Batkhuyagiin Khulan

Personal information
- Native name: Батхуягийн Хулан
- Nationality: Mongolia
- Born: 20 November 1999 (age 26) Baganuur, Mongolia

Sport
- Country: Mongolia
- Sport: Wrestling
- Weight class: 53 kg
- Event: Freestyle

Achievements and titles
- Olympic finals: 5th(2024)
- World finals: (2022)
- Regional finals: (2022)

Medal record
Women's freestyle wrestling
Representing Mongolia
World Championships
| Silver medal – second place | 2022 Belgrade | 53 kg |
Asian Championships
| Silver medal – second place | 2022 Ulaanbaatar | 53 kg |
| Silver medal – second place | 2026 Bishkek | 57 kg |
Kaba Uulu Kozhomkul & Raatbek Sanatbaev Tournament
| Gold medal – first place | 2023 Bishkek | 53 kg |
Golden Grand Prix Ivan Yarygin
| Bronze medal – third place | 2022 Krasnoyarsk | 53 kg |
| Bronze medal – third place | 2021 Krasnoyarsk | 53 kg |
| Bronze medal – third place | 2026 Krasnoyarsk | 57 kg |
Asian Cadets Championships
| Silver medal – second place | 2016 Taichung | 52 kg |

= Batkhuyagiin Khulan =

Mongolian wrestler

Batkhuyagiin Khulan (born 20 November 1999), also known as Khulan Batkhuyag, is a Mongolian wrestler. She participated at the 2022 Asian Wrestling Championships, being awarded the silver medal in the women's freestyle 53 kg event.

In September 2022, Khulan competed at the 2022 World Wrestling Championships in the women's freestyle 53 kg event. She defeated Jonna Malmgren in the semi-final, but was defeated in the final by Dominique Parrish.

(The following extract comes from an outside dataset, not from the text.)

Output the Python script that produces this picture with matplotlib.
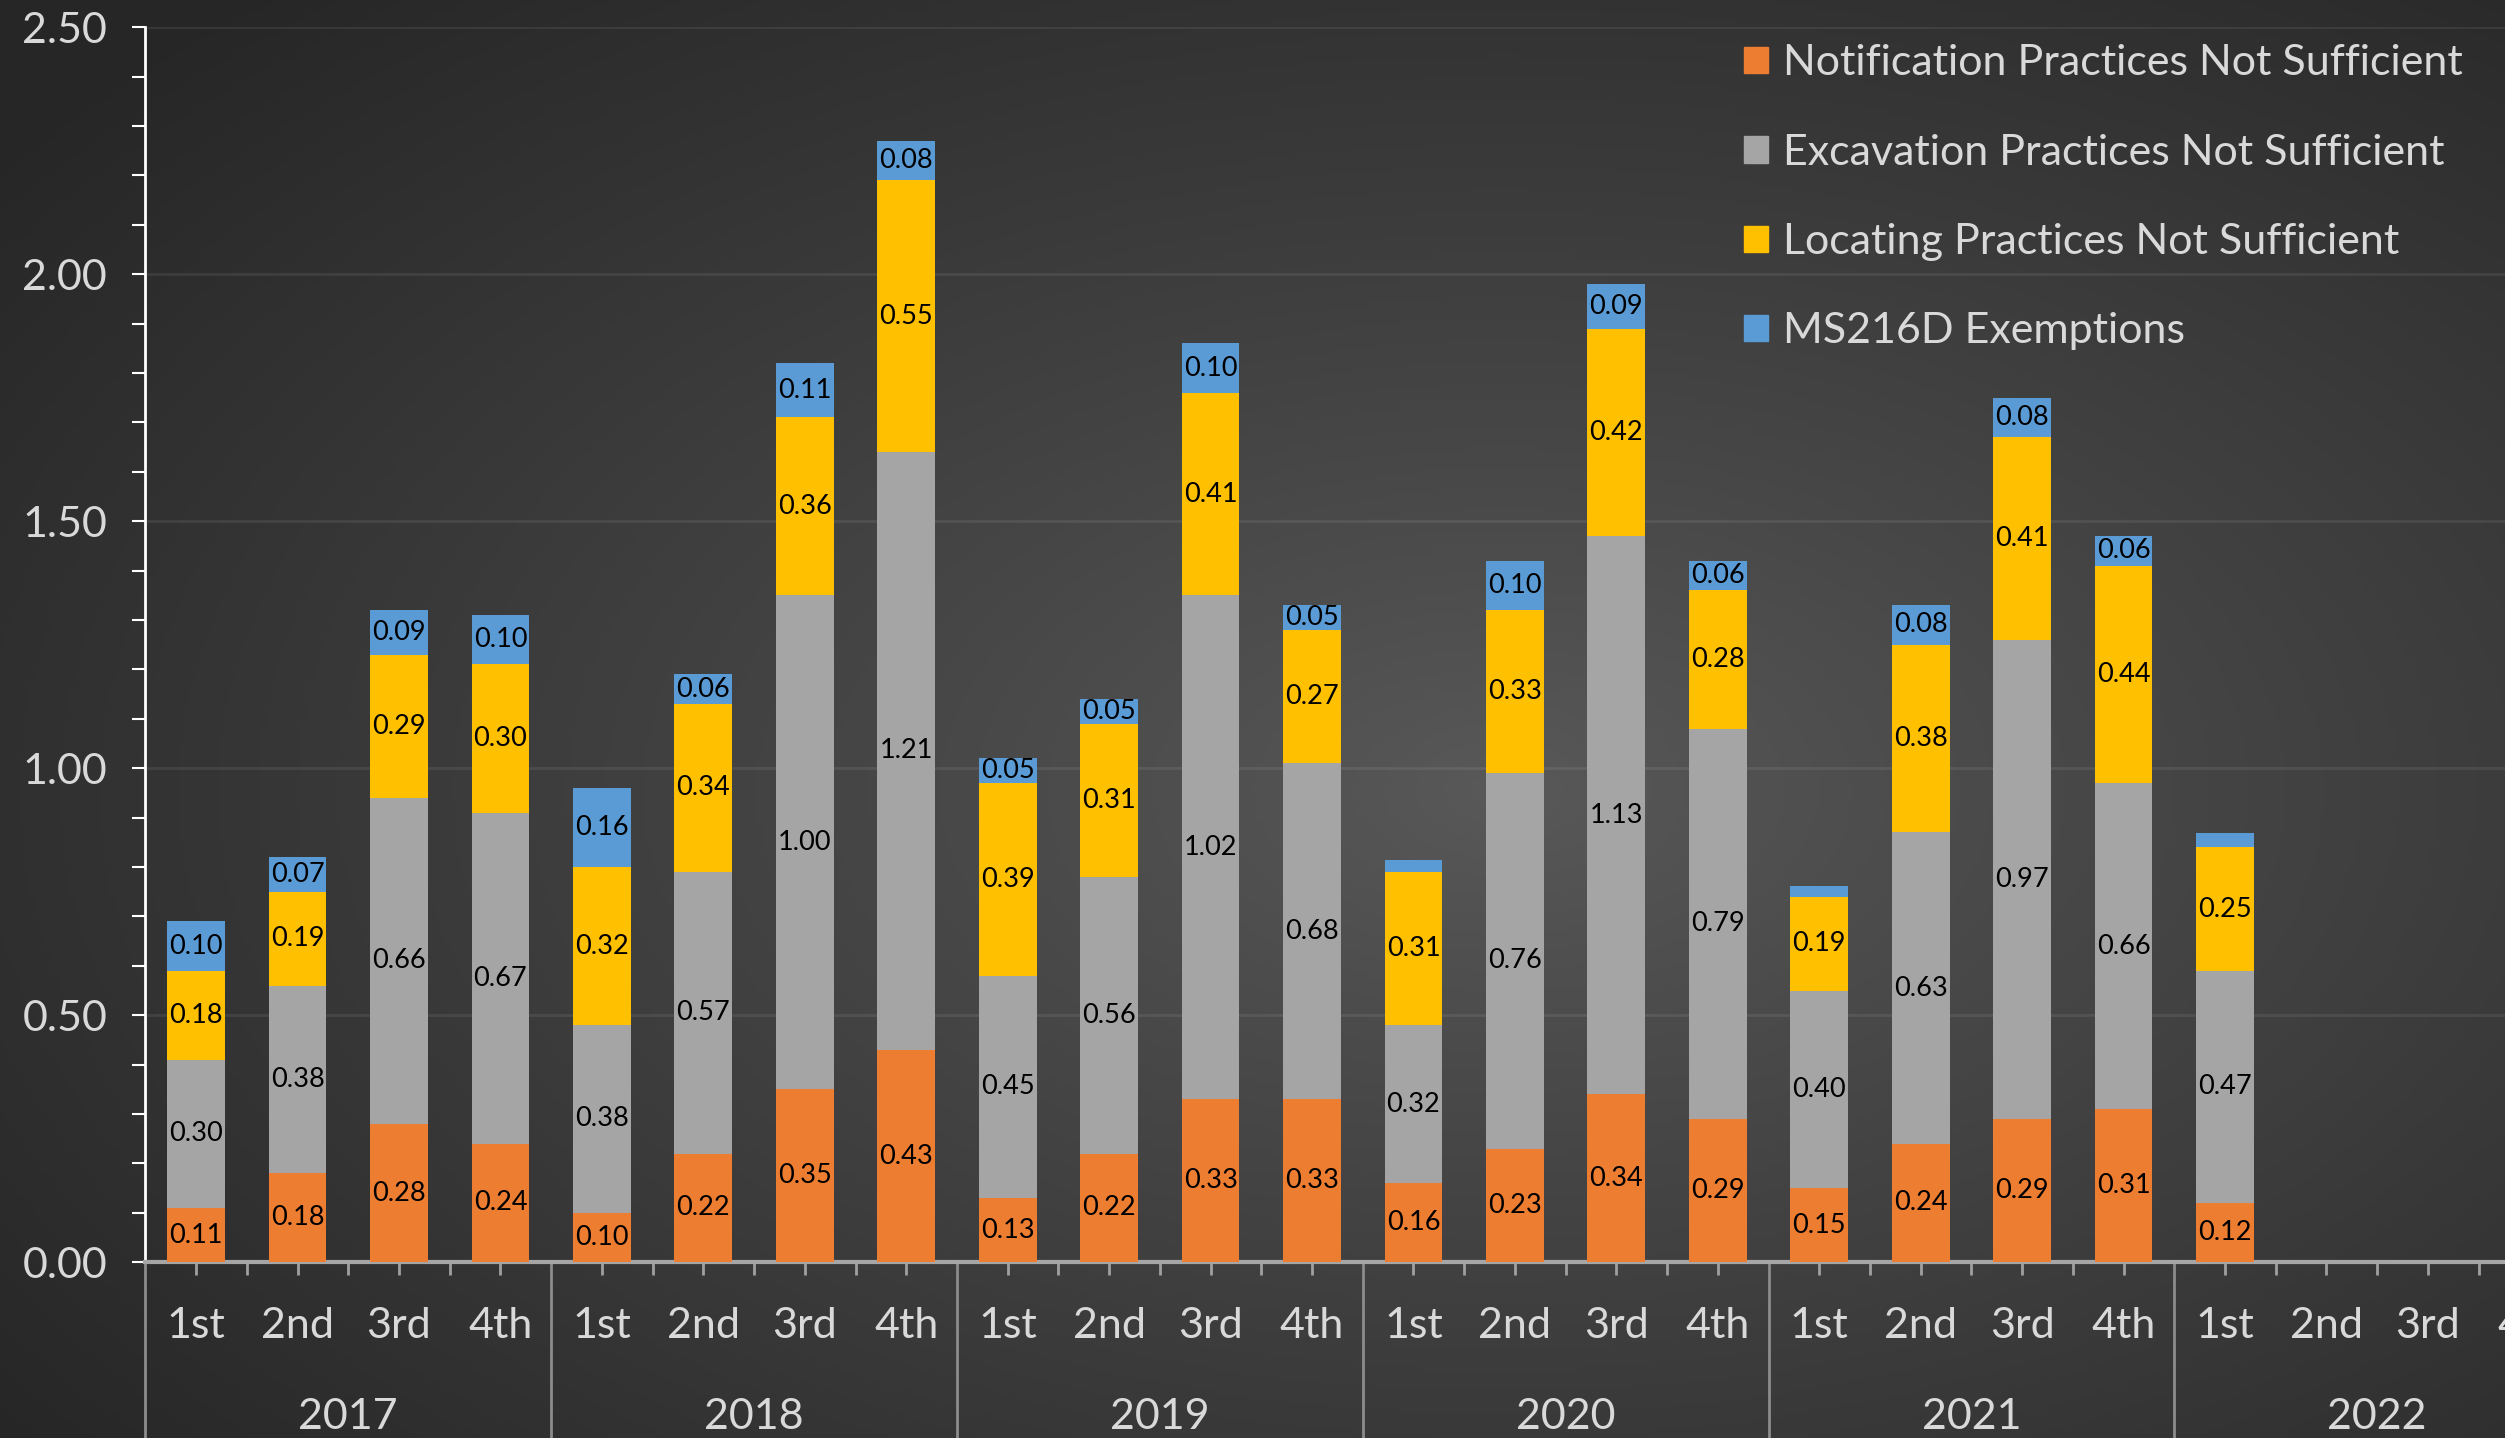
import numpy as np
import matplotlib.pyplot as plt
from matplotlib.patches import Patch
import matplotlib.transforms as mtransforms

plt.rcParams['font.family'] = ['Lato', 'DejaVu Sans']

years = ["2017", "2018", "2019", "2020", "2021", "2022"]
quarters = ["1st", "2nd", "3rd", "4th"]

notification = [0.11, 0.18, 0.28, 0.24,
                0.10, 0.22, 0.35, 0.43,
                0.13, 0.22, 0.33, 0.33,
                0.16, 0.23, 0.34, 0.29,
                0.15, 0.24, 0.29, 0.31,
                0.12, 0, 0, 0]
excavation = [0.30, 0.38, 0.66, 0.67,
              0.38, 0.57, 1.00, 1.21,
              0.45, 0.56, 1.02, 0.68,
              0.32, 0.76, 1.13, 0.79,
              0.40, 0.63, 0.97, 0.66,
              0.47, 0, 0, 0]
locating = [0.18, 0.19, 0.29, 0.30,
            0.32, 0.34, 0.36, 0.55,
            0.39, 0.31, 0.41, 0.27,
            0.31, 0.33, 0.42, 0.28,
            0.19, 0.38, 0.41, 0.44,
            0.25, 0, 0, 0]
exemptions = [0.10, 0.07, 0.09, 0.10,
              0.16, 0.06, 0.11, 0.08,
              0.05, 0.05, 0.10, 0.05,
              0.025, 0.10, 0.09, 0.06,
              0.022, 0.08, 0.08, 0.06,
              0.028, 0, 0, 0]

series = [
    ("Notification Practices Not Sufficient", notification, "#ED7D31"),
    ("Excavation Practices Not Sufficient", excavation, "#A5A5A5"),
    ("Locating Practices Not Sufficient", locating, "#FFC000"),
    ("MS216D Exemptions", exemptions, "#5B9BD5"),
]

W, H = 2505, 1438
fig = plt.figure(figsize=(W / 100, H / 100), dpi=100)

# dark background, lighter towards the middle
bg = fig.add_axes([0, 0, 1, 1], zorder=-10)
gx, gy = np.meshgrid(np.linspace(0, 1, 500), np.linspace(0, 1, 300))
d = np.sqrt(((gx - 0.6) / 0.75) ** 2 + ((gy - 0.55) / 0.75) ** 2)
d = np.clip(d, 0, 1)
shade = 0.35 - (0.35 - 0.15) * d ** 0.9
bg.imshow(np.dstack([shade] * 3), extent=[0, 1, 0, 1], aspect="auto", origin="upper")
bg.axis("off")

ax = fig.add_axes([91 / 1568, 1 - 790 / 900, 1524 / 1568, 773 / 900])
ax.patch.set_alpha(0)

x = np.arange(len(notification))
bottom = np.zeros(len(x))
for name, vals, col in series:
    vals = np.array(vals, dtype=float)
    ax.bar(x, vals, width=0.57, bottom=bottom, color=col, zorder=3)
    for xi, v, b in zip(x, vals, bottom):
        if v > 0.04:
            ax.text(xi, b + v / 2, f"{v:.2f}", ha="center", va="center",
                    fontsize=19.5, color="black", zorder=4)
    bottom += vals

ax.set_xlim(-0.5, len(x) - 0.5)
ax.set_ylim(0, 2.5)
ax.set_yticks(np.arange(0, 2.51, 0.5))
ax.set_yticks(np.arange(0, 2.51, 0.1), minor=True)
ax.set_yticklabels([f"{v:.2f}" for v in np.arange(0, 2.51, 0.5)])
ax.yaxis.grid(True, color="white", alpha=0.08, lw=2, zorder=0)
ax.tick_params(axis="y", which="both", colors="white", length=9.5, width=1.5,
               labelcolor="#D9D9D9", labelsize=31, pad=18)

ax.set_xticks(x)
ax.set_xticklabels([])
mids = [i + 0.5 for i in x if (i + 1) % 4 != 0]
ax.set_xticks(mids, minor=True)
ax.tick_params(axis="x", which="both", colors="#A0A0A0", length=9.5, width=2)

for s in ["top", "right"]:
    ax.spines[s].set_visible(False)
ax.spines["left"].set_color("white")
ax.spines["left"].set_linewidth(2)
ax.spines["bottom"].set_color("#A6A6A6")
ax.spines["bottom"].set_linewidth(3)

trans = mtransforms.blended_transform_factory(ax.transData, ax.transAxes)
for i in x:
    ax.text(i, -0.052, quarters[i % 4], transform=trans, ha="center", va="center",
            fontsize=31, color="#D9D9D9")
for g, yr in enumerate(years):
    ax.text(g * 4 + 1.5, -0.125, yr, transform=trans, ha="center", va="center",
            fontsize=31, color="#D9D9D9")
for g in range(len(years) + 1):
    ax.plot([g * 4 - 0.5] * 2, [0, -0.2], transform=trans, color="#8C8C8C",
            lw=2, clip_on=False, zorder=2)

handles = [Patch(color=c) for _, _, c in series]
labels = [n for n, _, _ in series]
leg = fig.legend(handles, labels, loc="upper left", bbox_to_anchor=(1081 / 1568, 1 - 17 / 900),
                 frameon=False, fontsize=31, labelcolor="#D9D9D9",
                 handlelength=0.56, handleheight=0.56, handletextpad=0.33,
                 labelspacing=1.19, borderaxespad=0)

fig.savefig("out.png", dpi=100)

She competed at the 2024 Asian Wrestling Olympic Qualification Tournament in Bishkek, Kyrgyzstan hoping to qualify for the 2024 Summer Olympics in Paris, France. She was eliminated in her second match and she did not qualify for the Olympics. She also competed at the 2024 World Wrestling Olympic Qualification Tournament held in Istanbul, Turkey and she earned a quota place for Mongolia for the Olympics. She competed in the women's 53 kg event at the Olympics. She lost her bronze medal match against Pang Qianyu of China.